The Socio-Economic Rights and Accountability Project (SERAP) has dragged the Federal and state governments to the ECOWAS Court of Justice in Abuja over alleged attacks on journalists and bloggers.
According to a statement issued on Sunday, the SERAP Deputy Director, Kolawole Oluwadare, said the group is suing the government for what it described as “the frequent and repressive application of the Cybercrime Act to harass, intimidate, arbitrarily arrest, detain, and unfairly prosecute anyone found publishing views or facts perceived to be critical of the government at the federal and state levels and government officials.”

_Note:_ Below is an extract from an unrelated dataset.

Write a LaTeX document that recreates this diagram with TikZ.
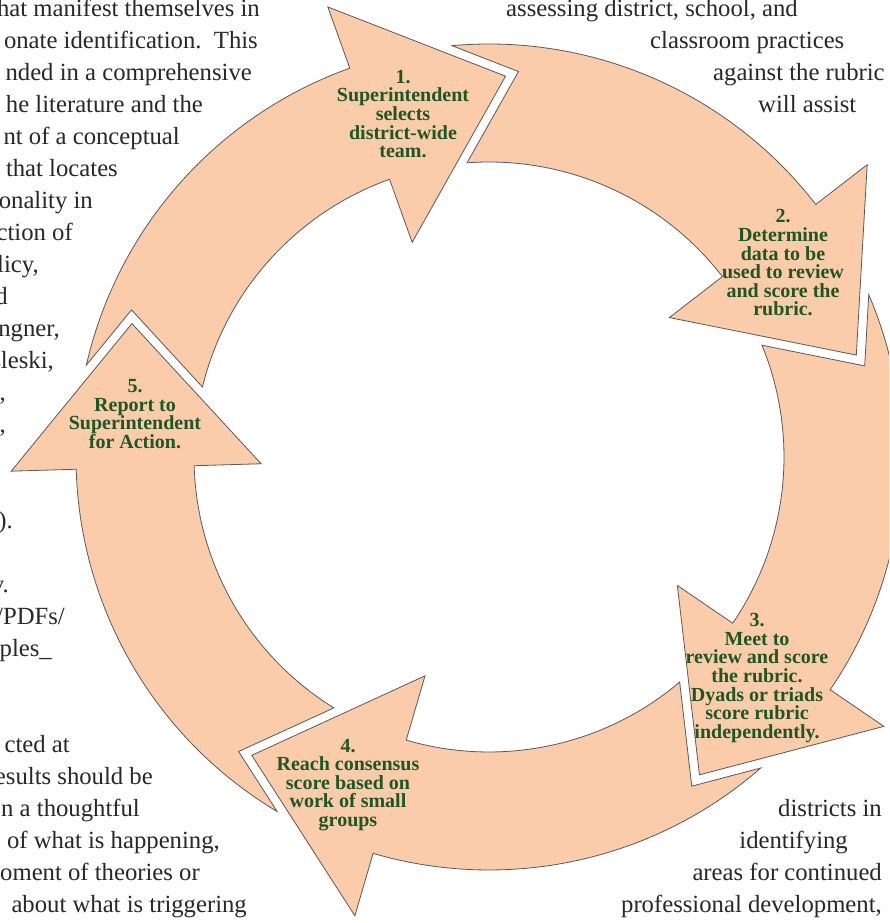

In the suit filed by its Solicitor, Femi Falana, at the ECOWAS Court, SERAP argued that: “The Federal Government and several state governments and their agents have trampled on the rights to freedom of expression and information of bloggers, journalists, activists, and social media users through the repressive use and implementation of the vaguely worded provisions of the Cybercrime Act.”
SERAP stressed that the idea of democracy is that the people are encouraged to express their criticisms of elected government officials, with the expectation that it will improve the process of government.

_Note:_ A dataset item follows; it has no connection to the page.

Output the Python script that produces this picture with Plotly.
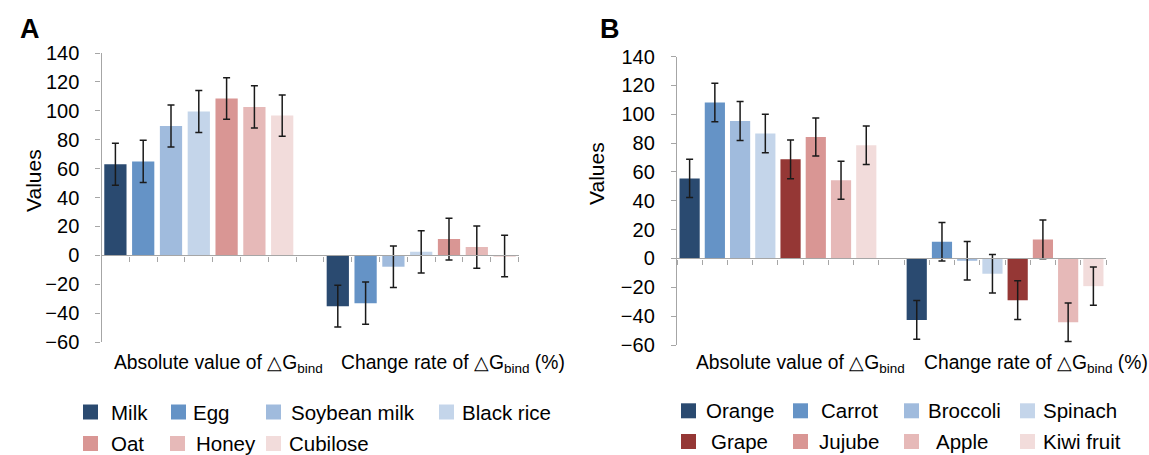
import plotly.graph_objects as go

W, H = 1149, 455

# ---------------- data ----------------
groups = ["Absolute value of △G<sub>bind</sub>", "Change rate of △G<sub>bind</sub> (%)"]

A_series = ["Milk", "Egg", "Soybean milk", "Black rice", "Oat", "Honey", "Cubilose"]
A_abs = [63, 65, 89.5, 99.5, 108.5, 102.7, 96.7]
A_abs_err = [14.5, 14.6, 14.6, 14.6, 14.4, 14.6, 14.3]
A_rate = [-35.2, -33.1, -7.9, 2.4, 11.2, 5.7, -0.5]
A_rate_err = [14.5, 14.7, 14.4, 14.6, 14.4, 14.6, 14.4]
A_colors = ["#2A4A70", "#6593C6", "#A0BBDD", "#C4D5EA", "#D99694", "#E6B9B8", "#F2DCDB"]

B_series = ["Orange", "Carrot", "Broccoli", "Spinach", "Grape", "Jujube", "Apple", "Kiwi fruit"]
B_abs = [55.5, 108.1, 95.3, 86.6, 68.7, 84.2, 54.2, 78.5]
B_abs_err = [13.2, 13.4, 13.5, 13.4, 13.5, 13.2, 13.1, 13.4]
B_rate = [-42.6, 11.6, -1.6, -10.6, -28.9, 13.2, -44.2, -19.2]
B_rate_err = [13.4, 13.4, 13.3, 13.4, 13.5, 13.4, 13.4, 13.2]
B_colors = ["#2A4A70", "#6593C6", "#A0BBDD", "#C4D5EA", "#953735", "#D99694", "#E6B9B8", "#F2DCDB"]

y_ticks = [-60, -40, -20, 0, 20, 40, 60, 80, 100, 120, 140]

FONT = "Liberation Sans, Arial, sans-serif"


def px(x):
    return x / W


def py(y):
    return 1 - y / H


fig = go.Figure()


def add_panel(series, vabs, eabs, vrate, erate, colors, xa, ya):
    n = len(series)
    for i, name in enumerate(series):
        fig.add_trace(go.Bar(
            x=[i + 0.5, n + 1 + i + 0.5],
            y=[vabs[i], vrate[i]],
            width=0.8,
            name=name,
            marker=dict(color=colors[i], line=dict(width=0)),
            error_y=dict(type="data", array=[eabs[i], erate[i]], visible=True,
                         color="#1A1A1A", thickness=1.5, width=3.5),
            xaxis=xa, yaxis=ya, showlegend=False,
        ))


add_panel(A_series, A_abs, A_abs_err, A_rate, A_rate_err, A_colors, "x", "y")
add_panel(B_series, B_abs, B_abs_err, B_rate, B_rate_err, B_colors, "x2", "y2")

axis_gray = "#A6A6A6"
nA = len(A_series)
nB = len(B_series)

# plot-area pixel boxes
A_box = dict(l=101.5, r=518.5, t=53, b=342)
B_box = dict(l=677, r=1106, t=56.5, b=345)


def zero_pos(box):
    frac = (0 - y_ticks[0]) / (y_ticks[-1] - y_ticks[0])
    ypix = box["b"] - frac * (box["b"] - box["t"])
    return py(ypix)


common_x = dict(showgrid=False, zeroline=False, showline=True, linecolor=axis_gray,
                linewidth=1.4, ticks="outside", ticklen=5, tickcolor=axis_gray,
                tickwidth=1.4, showticklabels=False, anchor="free", fixedrange=True,
                automargin=False)
common_y = dict(range=[y_ticks[0], y_ticks[-1]], tickvals=y_ticks, showgrid=False,
                zeroline=False, showline=True, linecolor=axis_gray, linewidth=1.4,
                ticks="outside", ticklen=5, tickcolor=axis_gray, tickwidth=1.4,
                tickfont=dict(family=FONT, size=20, color="#000"),
                ticklabelstandoff=12, fixedrange=True, automargin=False)

fig.update_layout(
    template="none",
    width=W, height=H, autosize=False,
    margin=dict(l=0, r=0, t=0, b=0, pad=0),
    paper_bgcolor="white", plot_bgcolor="white",
    barmode="overlay", showlegend=False,
    font=dict(family=FONT, color="#000"),
    xaxis=dict(domain=[px(A_box["l"]), px(A_box["r"])], range=[0, 2 * nA + 1],
               tickvals=list(range(2 * nA + 2)), position=zero_pos(A_box), **common_x),
    yaxis=dict(domain=[py(A_box["b"]), py(A_box["t"])], anchor="x", **common_y),
    xaxis2=dict(domain=[px(B_box["l"]), px(B_box["r"])], range=[0, 2 * nB + 1],
                tickvals=list(range(2 * nB + 2)), position=zero_pos(B_box), **common_x),
    yaxis2=dict(domain=[py(B_box["b"]), py(B_box["t"])], anchor="x2", **common_y),
)

ann = []
shapes = []

# panel letters
for letter, lx in [("A", 18), ("B", 598)]:
    ann.append(dict(text="<b>%s</b>" % letter, x=px(lx), y=py(12), xref="paper", yref="paper",
                    xanchor="left", yanchor="top", showarrow=False,
                    font=dict(family=FONT, size=27, color="#000")))

# y titles
for vx, vy in [(20.5, 181), (596, 174)]:
    ann.append(dict(text="Values", x=px(vx), y=py(vy), xref="paper", yref="paper",
                    textangle=-90, showarrow=False,
                    font=dict(family=FONT, size=21, color="#000")))

# category labels
for centers in ([218.5, 452.7], [800, 1036]):
    for xc, label in zip(centers, groups):
        ann.append(dict(text=label, x=px(xc), y=py(350), xref="paper", yref="paper",
                        xanchor="center", yanchor="top", showarrow=False,
                        font=dict(family=FONT, size=19.3, color="#000")))

# legends (square left x, text left x, row center y)
A_leg = [(83, 109, 412), (171, 191, 412), (266, 289, 412), (439, 460, 412),
         (83, 109, 443.5), (170, 194, 443.5), (266, 287, 443.5)]
B_leg = [(681, 704, 410.8), (793, 819, 410.8), (904, 926, 410.8), (1020, 1041, 410.8),
         (681, 709, 441.5), (793, 817, 441.5), (904, 934, 441.5), (1020, 1041, 441.5)]
SQ = 15

for names, cols, pos in [(A_series, A_colors, A_leg), (B_series, B_colors, B_leg)]:
    for name, col, (sx, tx, cy) in zip(names, cols, pos):
        shapes.append(dict(type="rect", xref="paper", yref="paper",
                           x0=px(sx), x1=px(sx + SQ), y0=py(cy + SQ / 2), y1=py(cy - SQ / 2),
                           fillcolor=col, line=dict(width=0)))
        ann.append(dict(text=name, x=px(tx), y=py(cy), xref="paper", yref="paper",
                        xanchor="left", yanchor="middle", showarrow=False,
                        font=dict(family=FONT, size=20.5, color="#000")))

fig.update_layout(annotations=ann, shapes=shapes)

fig.write_html("out.html", config={"displayModeBar": False},
               post_script="document.body.style.margin='0';document.body.style.overflow='hidden';")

In cases of alleged defamation of government officials, the group believes sanctions should “not be so large as to exert a chilling effect on freedom of opinion, expression and media freedom; penal sanctions, in particular imprisonment, should never be applied”.
SERAP is, therefore, seeking the following reliefs:
1. A declaration that the actions of the defendants and its agents and several states of Nigeria in arbitrarily enforcing the provisions of the Cybercrime (Prohibition, Prevention, etc) Act 2015 particularly its section 24 to harass, intimidate, arrest, detain, prosecute and imprison journalists, bloggers, and social media users, violate the rights to freedom of expression, information, opinion and privacy and media freedom, guaranteed under Articles 6,8,9 and 24 of the African Charter on Human and Peoples’ Rights; Articles 7,9,17 and 19 of the International Covenant on Civil and Political Rights to which Nigeria is a state party
2. A declaration that the provisions of the Cybercrime (Prohibition Prevention, etc) Act 2015 are entirely inconsistent and incompatible with international human rights standards and infringe on the rights to the freedom of expression, information and opinion guaranteed under the African Charter on Human and Peoples’ Rights
3. A declaration that the continuing use and application by the Defendant and its agents and several states in Nigeria of the Cybercrime is illegal and unlawful, as it amounts to breaches of obligations to respect, protect, promote and fulfil the rights to freedom of expression and information and media freedom
4. An order directing the Defendant to immediately repeal and/or amend the Cybercrime (Prohibition, Prevention, etc) Act 2015 in line with Nigerian obligations under international human rights law
5. An order directing the Defendant and/or its agents and several states of Nigeria to provide effective remedies and reparation, including adequate compensation, restitution, satisfaction or guarantees of non-repetition that the Honourable Court may deem fit to grant to human rights defenders, activists bloggers, journalists and other online and off-line media practitioners that have been harassed, intimidated, unlawfully arrested, detained, and unfairly prosecuted by the Defendant.